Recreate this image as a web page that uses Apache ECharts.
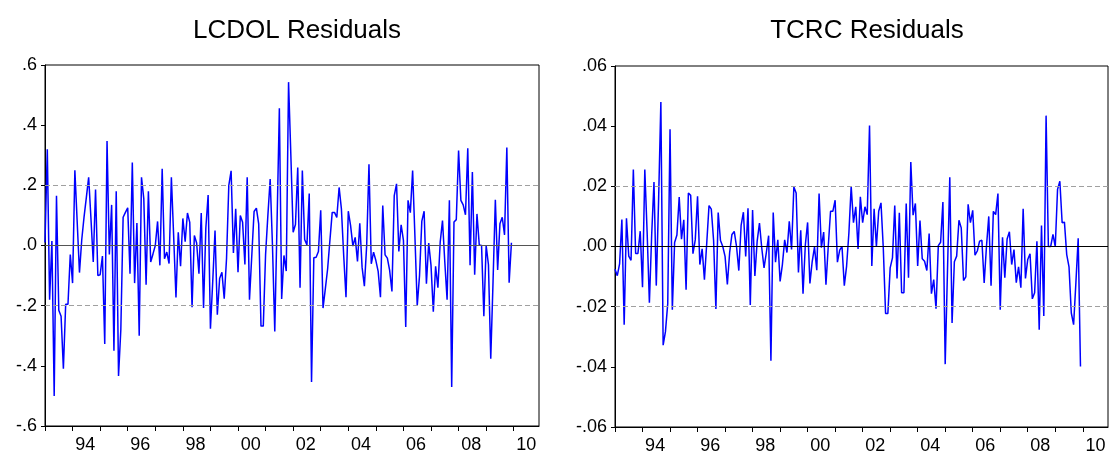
<!DOCTYPE html>
<html><head><meta charset="utf-8">
<script src="https://cdn.jsdelivr.net/npm/echarts@6/dist/echarts.min.js"></script>
<style>html,body{margin:0;padding:0;background:#fff}#c{width:1110px;height:457px}</style>
</head><body><div id="c"></div><script>
// Monthly observations from 1993M01; axis spans 1993M01..2010M12
const startYear = 1993;
const axisMonths = 216;
const yearLabels = ['94','96','98','00','02','04','06','08','10'];
const lcdolTicks = [-0.6,-0.4,-0.2,0,0.2,0.4,0.6];
const tcrcTicks = [-0.06,-0.04,-0.02,0,0.02,0.04,0.06];
const lcdolBands = [0.195, -0.195];
const tcrcBands = [0.0157, -0.0157];

const lcdol = [
0.01,0.32,-0.18,0.015,-0.50,0.165,-0.215,-0.235,-0.41,-0.195,-0.195,-0.03,
-0.125,0.25,0.08,-0.09,0.02,0.095,0.16,0.227,0.09,-0.055,0.186,-0.10,
-0.097,-0.035,-0.327,0.347,-0.03,0.135,-0.35,0.18,-0.434,-0.28,0.094,0.11,
0.125,-0.094,0.276,-0.125,0.075,-0.30,0.227,0.155,-0.13,0.18,-0.055,-0.028,
0.0,0.08,-0.066,0.255,-0.044,-0.022,-0.06,0.227,0.03,-0.173,0.044,-0.069,
0.09,0.013,0.108,0.077,-0.205,0.033,0.008,-0.094,0.108,-0.208,0.058,0.168,
-0.277,-0.12,0.05,-0.23,-0.11,-0.089,-0.177,-0.044,0.2,0.248,-0.025,0.122,
-0.089,0.1,0.077,-0.063,0.227,-0.18,-0.033,0.113,0.124,0.072,-0.268,-0.268,
-0.03,0.1,0.221,0.0,-0.286,0.08,0.456,-0.178,-0.033,-0.085,0.543,0.3,
0.044,0.07,0.259,-0.14,0.249,0.02,0.002,0.173,-0.454,-0.041,-0.039,-0.02,
0.117,-0.208,-0.144,-0.078,0.017,0.11,0.11,0.093,0.193,0.122,-0.033,-0.172,
0.114,0.066,-0.002,0.027,-0.053,0.074,-0.072,-0.135,0.0,0.27,-0.061,-0.022,
-0.05,-0.086,-0.172,0.133,-0.031,-0.042,-0.083,-0.153,0.166,0.205,-0.02,0.069,
0.017,-0.271,0.15,0.109,0.249,0.03,-0.2,-0.1,0.081,0.114,-0.127,0.008,
-0.066,-0.22,-0.069,-0.14,0.011,0.083,-0.055,-0.18,0.15,-0.47,0.078,0.086,
0.316,0.15,0.135,0.102,0.323,-0.066,0.244,-0.097,0.105,0.002,0.0,-0.235,
0.0,-0.064,-0.376,-0.12,0.152,-0.081,0.072,0.094,0.035,0.326,-0.124,0.009
];

const tcrc = [
-0.0076,-0.0097,-0.0058,0.009,-0.026,0.0094,-0.0032,-0.0046,0.0256,-0.0023,-0.0023,0.0051,
-0.0135,0.0256,0.005,-0.0187,0.004,0.0214,-0.013,0.015,0.048,-0.0328,-0.0283,-0.019,
0.039,-0.021,0.0013,0.0038,0.0164,0.0024,0.0089,-0.0144,0.0178,0.017,-0.0024,0.0022,
0.0167,-0.006,-0.0008,-0.011,0.001,0.0136,0.0124,0.002,-0.0208,0.0113,0.002,0.0,
-0.0033,-0.0126,-0.002,0.004,0.005,0.0,-0.008,0.007,0.0114,-0.0033,0.0127,-0.0194,
0.0121,-0.0098,0.0018,0.0078,-0.0005,-0.0071,-0.002,0.0036,-0.038,0.0113,-0.0052,0.0022,
-0.0116,-0.006,0.0022,-0.002,0.0084,-0.001,0.0198,0.0178,-0.0086,0.0054,-0.0157,0.0005,
0.008,-0.0123,-0.005,-0.0002,-0.0079,0.0176,-0.0004,0.0048,-0.0127,0.0,0.0117,0.0117,
0.0154,-0.0052,-0.0012,0.0,-0.013,-0.0065,0.0045,0.02,0.0079,0.0132,-0.0008,0.0165,
0.0079,0.0132,0.0106,0.0402,-0.0065,0.0125,0.0,0.0117,0.0145,-0.0004,-0.0223,-0.0223,
-0.0071,-0.0038,0.0136,-0.0106,0.0112,-0.0154,-0.0154,0.0143,-0.0104,0.0281,0.0104,0.0143,
-0.0065,0.0086,-0.0041,-0.0049,-0.008,0.0043,-0.0157,-0.011,-0.0207,0.0003,0.0014,0.0148,
-0.0391,-0.008,0.023,-0.0254,-0.0051,-0.0032,0.0087,0.0062,-0.0113,-0.0101,0.014,0.0079,
0.012,-0.0029,-0.0015,0.0018,0.0021,-0.0121,0.0,0.01,-0.013,0.0117,0.0106,0.0176,
-0.021,0.0031,-0.0104,0.0025,0.0049,-0.006,-0.001,-0.012,-0.0068,-0.0137,0.0125,-0.0106,
-0.0043,-0.0024,-0.0174,-0.0154,0.0017,-0.0277,0.007,-0.0231,0.0435,0.0,0.0,0.004,
0.0,0.019,0.0217,0.0079,0.0081,-0.0027,-0.0068,-0.0221,-0.026,-0.012,0.0027,-0.0399
];

const FONT = 'Liberation Sans, Arial, sans-serif';
const tickIdx = [];
for (let i = 0; i <= axisMonths - 12; i += 12) tickIdx.push(i);
const labelIdx = yearLabels.map(s => {
  const y = (+s < 50 ? 2000 : 1900) + (+s);
  return (y - startYear) * 12 + 5.5;
});

function xAxisFor(gi) {
  return {
    gridIndex: gi, type: 'value', min: 0, max: axisMonths - 1,
    axisLine: {show: true, onZero: false, lineStyle: {color: '#000', width: 1}},
    axisTick: {show: true, customValues: tickIdx, length: 5, lineStyle: {color: '#000'}},
    axisLabel: {show: true, customValues: labelIdx, margin: 10, color: '#000',
      fontSize: 18, fontFamily: FONT,
      formatter: v => String((startYear + Math.floor(v / 12)) % 100).padStart(2, '0')},
    splitLine: {show: false}
  };
}
function yAxisFor(gi, ticks, dec) {
  const step = ticks[1] - ticks[0];
  return {
    gridIndex: gi, type: 'value', min: ticks[0], max: ticks[ticks.length - 1], interval: step,
    axisLine: {show: true, lineStyle: {color: '#000', width: 1}},
    axisTick: {show: true, length: 4, lineStyle: {color: '#000'}},
    axisLabel: {margin: 8, color: '#000', fontSize: 18, fontFamily: FONT,
      formatter: v => {
        const r = Math.abs(v) < 1e-9 ? 0 : v;
        return r.toFixed(dec).replace('0.', '.');
      }},
    splitLine: {show: false}
  };
}
function refSeries(gi, bands, zeroColor) {
  return {
    type: 'line', xAxisIndex: gi, yAxisIndex: gi, data: [], z: 1,
    markLine: {silent: true, symbol: ['none', 'none'], label: {show: false}, animation: false,
      data: [
        {yAxis: 0, lineStyle: {color: zeroColor, type: 'solid', width: 1}},
        {yAxis: bands[0], lineStyle: {color: '#a0a0a0', type: [5, 3], width: 1}},
        {yAxis: bands[1], lineStyle: {color: '#a0a0a0', type: [5, 3], width: 1}}
      ]}
  };
}
function mainSeries(gi, vals) {
  return {
    type: 'line', xAxisIndex: gi, yAxisIndex: gi, z: 3, showSymbol: false,
    data: vals.map((v, i) => [i, v]),
    lineStyle: {color: '#0000ff', width: 1.5}, animation: false
  };
}

const chart = echarts.init(document.getElementById('c'), null, {renderer: 'canvas'});
chart.setOption({
  backgroundColor: '#fff',
  animation: false,
  title: [
    {text: 'LCDOL Residuals', left: 292, top: 13, textAlign: 'center',
     textStyle: {fontSize: 26, fontWeight: 'normal', color: '#000', fontFamily: FONT}},
    {text: 'TCRC Residuals', left: 862, top: 13, textAlign: 'center',
     textStyle: {fontSize: 26, fontWeight: 'normal', color: '#000', fontFamily: FONT}}
  ],
  grid: [
    {left: 45, top: 65, width: 494, height: 361, show: true, borderColor: '#000', borderWidth: 1, backgroundColor: '#fff'},
    {left: 615, top: 66, width: 493, height: 361, show: true, borderColor: '#000', borderWidth: 1, backgroundColor: '#fff'}
  ],
  xAxis: [xAxisFor(0), xAxisFor(1)],
  yAxis: [yAxisFor(0, lcdolTicks, 1), yAxisFor(1, tcrcTicks, 2)],
  series: [
    refSeries(0, lcdolBands, '#555'),
    mainSeries(0, lcdol),
    refSeries(1, tcrcBands, '#000'),
    mainSeries(1, tcrc)
  ]
});
</script></body></html>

────

### DIRECTIVE
Begin at the top of the material above and output each line exactly, stopping after the line that holds "const tcrcBands = [0.0157, -0.0157];". Leave out pictures.

### EXERCISE ANSWER
Recreate this image as a web page that uses Apache ECharts.
<!DOCTYPE html>
<html><head><meta charset="utf-8">
<script src="https://cdn.jsdelivr.net/npm/echarts@6/dist/echarts.min.js"></script>
<style>html,body{margin:0;padding:0;background:#fff}#c{width:1110px;height:457px}</style>
</head><body><div id="c"></div><script>
// Monthly observations from 1993M01; axis spans 1993M01..2010M12
const startYear = 1993;
const axisMonths = 216;
const yearLabels = ['94','96','98','00','02','04','06','08','10'];
const lcdolTicks = [-0.6,-0.4,-0.2,0,0.2,0.4,0.6];
const tcrcTicks = [-0.06,-0.04,-0.02,0,0.02,0.04,0.06];
const lcdolBands = [0.195, -0.195];
const tcrcBands = [0.0157, -0.0157];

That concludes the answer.